Why is the Invoicing Factor Important?

  1. Financial Planning: By calculating the Invoicing Factor, businesses can better understand how much they are spending on invoicing relative to their revenue.
  2. Cost Efficiency: A high Invoicing Factor indicates inefficiency in the invoicing process, prompting businesses to seek more cost-effective solutions.
  3. Profitability: Reducing the Invoicing Factor can directly improve a company's bottom line by minimizing unnecessary expenses.

Practical Example: Calculating the Invoicing Factor

Example Scenario:

A business pays $300 in fees to process invoices totaling $10,000.

  1. Step 1: Identify the variables:

    • Total Fee Paid (\( F \)) = $300
    • Total Invoice Amount (\( IA \)) = $10,000
  2. Step 2: Apply the formula: \[ IF = \frac{300}{10,000} \times 100 = 3\% \]
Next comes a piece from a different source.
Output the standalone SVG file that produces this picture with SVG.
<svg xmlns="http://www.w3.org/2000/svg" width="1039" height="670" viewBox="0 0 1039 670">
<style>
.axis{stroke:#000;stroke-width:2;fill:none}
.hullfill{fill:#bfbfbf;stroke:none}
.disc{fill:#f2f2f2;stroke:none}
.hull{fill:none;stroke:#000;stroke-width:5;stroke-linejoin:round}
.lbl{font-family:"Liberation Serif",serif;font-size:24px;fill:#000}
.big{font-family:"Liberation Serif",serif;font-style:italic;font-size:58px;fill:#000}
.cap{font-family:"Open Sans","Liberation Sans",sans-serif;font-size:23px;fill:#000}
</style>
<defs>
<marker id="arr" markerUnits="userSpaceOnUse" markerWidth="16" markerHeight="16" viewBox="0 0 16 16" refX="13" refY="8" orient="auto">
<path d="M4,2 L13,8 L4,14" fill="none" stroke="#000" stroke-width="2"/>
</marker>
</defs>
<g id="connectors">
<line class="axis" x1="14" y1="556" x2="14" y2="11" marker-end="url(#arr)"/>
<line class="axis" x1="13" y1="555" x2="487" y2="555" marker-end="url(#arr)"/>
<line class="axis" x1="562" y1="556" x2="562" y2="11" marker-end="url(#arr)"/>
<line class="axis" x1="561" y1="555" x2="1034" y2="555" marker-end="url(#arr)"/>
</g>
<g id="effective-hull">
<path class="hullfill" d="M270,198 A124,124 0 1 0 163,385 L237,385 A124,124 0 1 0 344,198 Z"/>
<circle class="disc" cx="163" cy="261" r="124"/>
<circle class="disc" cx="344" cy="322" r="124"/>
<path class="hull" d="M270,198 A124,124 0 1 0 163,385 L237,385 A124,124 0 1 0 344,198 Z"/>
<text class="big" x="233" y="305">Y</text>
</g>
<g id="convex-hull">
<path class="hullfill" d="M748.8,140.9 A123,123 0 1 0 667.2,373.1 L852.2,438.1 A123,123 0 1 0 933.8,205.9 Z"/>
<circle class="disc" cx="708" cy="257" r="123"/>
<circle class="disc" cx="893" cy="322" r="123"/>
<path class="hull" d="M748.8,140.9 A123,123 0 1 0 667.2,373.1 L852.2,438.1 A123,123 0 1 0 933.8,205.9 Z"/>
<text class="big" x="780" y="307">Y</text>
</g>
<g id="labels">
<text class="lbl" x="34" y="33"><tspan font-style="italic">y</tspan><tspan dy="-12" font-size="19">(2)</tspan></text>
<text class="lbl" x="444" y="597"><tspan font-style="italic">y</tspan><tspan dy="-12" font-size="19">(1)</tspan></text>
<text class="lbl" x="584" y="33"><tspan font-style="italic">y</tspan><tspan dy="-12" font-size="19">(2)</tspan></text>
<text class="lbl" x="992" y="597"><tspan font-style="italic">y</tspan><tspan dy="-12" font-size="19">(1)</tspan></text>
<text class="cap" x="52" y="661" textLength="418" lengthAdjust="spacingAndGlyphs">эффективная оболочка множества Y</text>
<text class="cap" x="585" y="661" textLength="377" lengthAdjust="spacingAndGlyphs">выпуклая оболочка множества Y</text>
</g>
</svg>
  3. Result: The Invoicing Factor is 3%.

This means that 3% of the total invoice amount is spent on processing fees. If the business can negotiate lower fees or switch to a more efficient invoicing system, it could significantly reduce this percentage.
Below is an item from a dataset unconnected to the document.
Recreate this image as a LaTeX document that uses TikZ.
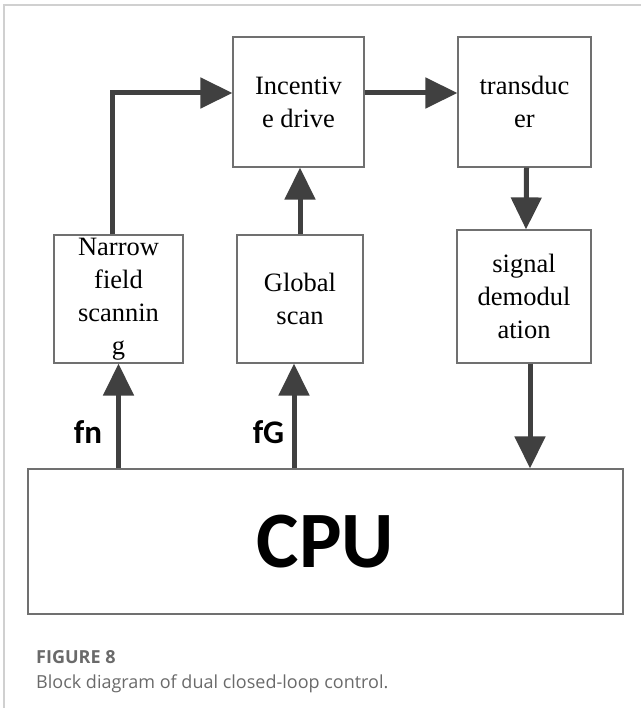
\documentclass[tikz,border=0pt]{standalone}
\usepackage{fontspec}
\setmainfont{Liberation Serif}
\newfontfamily\boldsans{Carlito}
\newfontfamily\captionsans{Open Sans}
\usepackage{xcolor}
\usetikzlibrary{arrows.meta,calc}

\definecolor{arrowgray}{HTML}{404040}
\definecolor{boxgray}{HTML}{707070}
\definecolor{framegray}{HTML}{D0D0D0}
\definecolor{captiongray}{HTML}{6A6A6A}

\begin{document}
\begin{tikzpicture}[x=1pt,y=-1pt,
  blockbox/.style={draw=boxgray,line width=1.2pt,align=center,inner sep=0pt,
    font=\fontsize{26.5}{33}\selectfont},
  flowarrow/.style={draw=arrowgray,line width=5pt,
    -{Triangle[length=32pt,width=30pt]}},
  freqlabel/.style={font=\boldsans\bfseries\fontsize{33}{36}\selectfont}]
  \useasboundingbox (0,0) rectangle (641,708);

  % Frame
  \draw[framegray,line width=1.5pt] (4,708) -- (4,5) -- (641,5);

  % Blocks
  \node[blockbox,minimum width=131pt,minimum height=130pt] (incent) at (298.5,102) {Incentiv\\e drive};
  \node[blockbox,minimum width=133pt,minimum height=130pt] (trans) at (524.5,102) {transduc\\er};
  \node[blockbox,minimum width=129pt,minimum height=128pt] (narrow) at (118.5,299) {Narrow\\field\\scannin\\g};
  \node[blockbox,minimum width=126pt,minimum height=128pt] (glob) at (300,299) {Global\\scan};
  \node[blockbox,minimum width=134pt,minimum height=133pt] (demod) at (524,296.5) {signal\\demodul\\ation};
  \node[blockbox,minimum width=595pt,minimum height=145pt,
    font=\boldsans\bfseries\fontsize{80}{90}\selectfont] (cpu) at (325.5,541.5) {CPU};

  % Connectors
  \draw[flowarrow] ([xshift=-6pt]narrow.north) |- ([yshift=9pt]incent.west);
  \draw[flowarrow] ([yshift=9pt]incent.east) -- ([yshift=9pt]trans.west);
  \draw[flowarrow] ([xshift=2pt]trans.south) -- ([xshift=2pt]demod.north);
  \draw[flowarrow] ([xshift=6pt]demod.south) -- ([xshift=6pt]demod.south |- cpu.north);
  \draw[flowarrow] (glob.north) -- (glob.north |- incent.south);
  \draw[flowarrow] (narrow.south |- cpu.north) -- (narrow.south);
  \draw[flowarrow] ([xshift=-6pt]glob.south |- cpu.north) -- ([xshift=-6pt]glob.south);

  % Frequency labels
  \node[freqlabel] (fnlab) at (88,432) {fn};
  \node[freqlabel] (fglab) at (268.5,432) {fG};

  % Caption
  \node[anchor=base west,inner sep=0pt,text=captiongray,
    font=\captionsans\bfseries\fontsize{18}{21}\selectfont] (capnum) at (36,663) {FIGURE 8};
  \node[anchor=base west,inner sep=0pt,text=captiongray,
    font=\captionsans\fontsize{18}{22}\selectfont] (captext) at (36,688) {Block diagram of dual closed-loop control.};
\end{tikzpicture}
\end{document}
Frequently Asked Questions (FAQs)

Q1: Can the Invoicing Factor affect profitability?

Yes, a high Invoicing Factor indicates that a significant portion of revenue is being spent on invoicing fees, which can negatively impact profitability. Monitoring and reducing this factor is essential for maintaining healthy profit margins.
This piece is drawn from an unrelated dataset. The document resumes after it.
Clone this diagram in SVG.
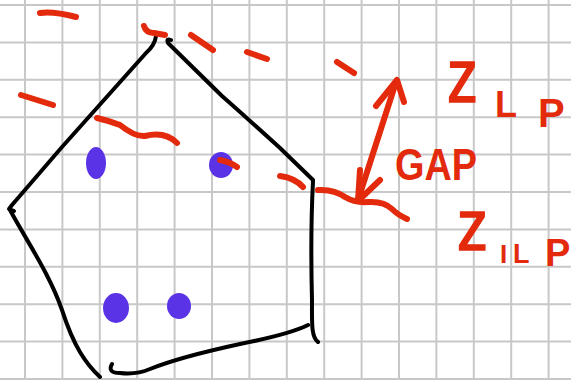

Q2: How often should a company calculate its Invoicing Factor?

It is advisable to calculate the Invoicing Factor regularly, especially after implementing changes to invoicing processes or systems. This ensures that any inefficiencies are promptly identified and addressed.

Q3: Are there ways to reduce the Invoicing Factor?

Absolutely! Businesses can reduce their Invoicing Factor by:

  • Negotiating lower fees with service providers
  • Switching to more cost-effective invoicing solutions
  • Improving internal processes to minimize errors and reprocessing

Q4: What is an ideal Invoicing Factor?

An ideal Invoicing Factor varies depending on the industry and business size. Generally, companies aim for an Invoicing Factor below 2%. Lower percentages indicate more efficient invoicing processes.


Glossary of Terms

  • Invoicing Factor: A financial metric expressing the cost of invoicing as a percentage of total invoice amounts.
  • Total Fee Paid: The sum of all fees associated with processing invoices.
  • Total Invoice Amount: The combined value of all invoices issued during a specific period.

Interesting Facts About Invoicing Factors

  1. Global Variations: Invoicing Factors vary widely across industries. For instance, small businesses may have higher factors due to fixed costs, while large corporations benefit from economies of scale.
  2. Technological Impact: The rise of digital invoicing platforms has significantly reduced Invoicing Factors for many businesses by automating processes and minimizing manual errors.
  3. Hidden Costs: Beyond direct fees, businesses must also consider indirect costs like time spent on dispute resolution and late payment follow-ups when evaluating their true Invoicing Factor.